The majority of public relations managers, such as client relationship managers, work full-time during normal business hours in an office setting. Some travel to conferences and similar events may be required. The career can be stressful, with demands from both the public and companies requiring attention. Some managers work long hours in order to complete tasks by deadlines.

Career Requirements

Degree Level Bachelor's degree
Degree Fields Communications, business, English, public relations
Experience 2-5 years of experience
Certification Voluntary
Key Skills Written and verbal communication, marketing and sales, customer service, problem-solving, and active listening skills; knowledge of word processing, desktop publishing, graphics and video software; use of multi-line phone systems, copiers, and scanners
Salary $104,140 (2015 median salary for all public relations and fundraising managers)
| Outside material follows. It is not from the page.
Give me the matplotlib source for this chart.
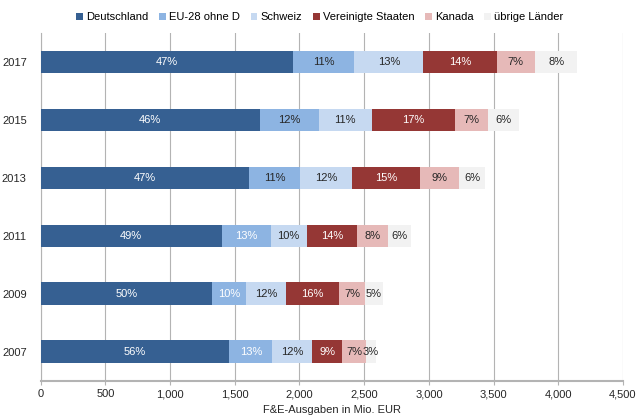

Sources: Monster.com job postings (November 2012), U.S. Bureau of Labor Statistics, O*NET OnLine

Aspiring client relationship managers typically need a bachelor's degree in communications, business, English, or public relations and 2-5 years of experience is often required. Certification isn't required, but is voluntarily available through professional organizations. These professionals should have skills in written and verbal communication, marketing and sales, customer service, problem-solving and active listening. They should also be able to use word processing, desktop publishing, graphics and video software, as well as Multi-line phone systems, copiers, and scanners. According to 2015 data compiled by the U.S. Bureau of Labor Statistics, the median salary for public relations and fundraising managers was $104,140.

Become a Client Relations Manager

Step 1: Obtain Relevant Education

According to job postings for client relationship managers, employers seek candidates with an undergraduate degree or some college coursework. Associate's degree programs are available in customer relationship management, but most employers look for managers with a 4-year degree with a major in areas like marketing, communications, business administration or business. Customer relationship management courses examine how to influence customer satisfaction and manage employees, resources and programs to improve relationships.

For aspiring customer relationship managers who already possess a degree, many schools offer certificate programs or courses in the specialty. Typical curricula include training in topics like sales, marketing, decision-making, negotiation and relationship management.

Step 2: Gain Work Experience

Individuals entering the work force usually need to acquire sales or customer services experience that can lead to a client relationship manager position. Demonstrated proficiency and excellence at entry-level positions often provide opportunities for advancement within a company. Also, many employers require on-the-job experience in their industry for lower-level management or director positions.

Career paths are numerous for client relationship managers, because they perform similar job functions in related fields. They work as public relations managers, account managers, communications directors, customer relationship managers and business relations managers.

Step 3: Consider Certification

While optional, professional certification can be helpful for individuals who want to continue their training and stand out among candidates. Certification programs are offered online and through accredited organizations, such as the American Society of Employers (ASE). The ASE's Customer Relations Certification is obtained by completing six core and six elective credits of training within two years. ASE offers continuing education units for these courses and they may be eligible for college credit.

Client relationship managers typically need a bachelor's degree in communications, marketing or business as well as several years of experience. In 2015, the median salary for these professionals was $104,140.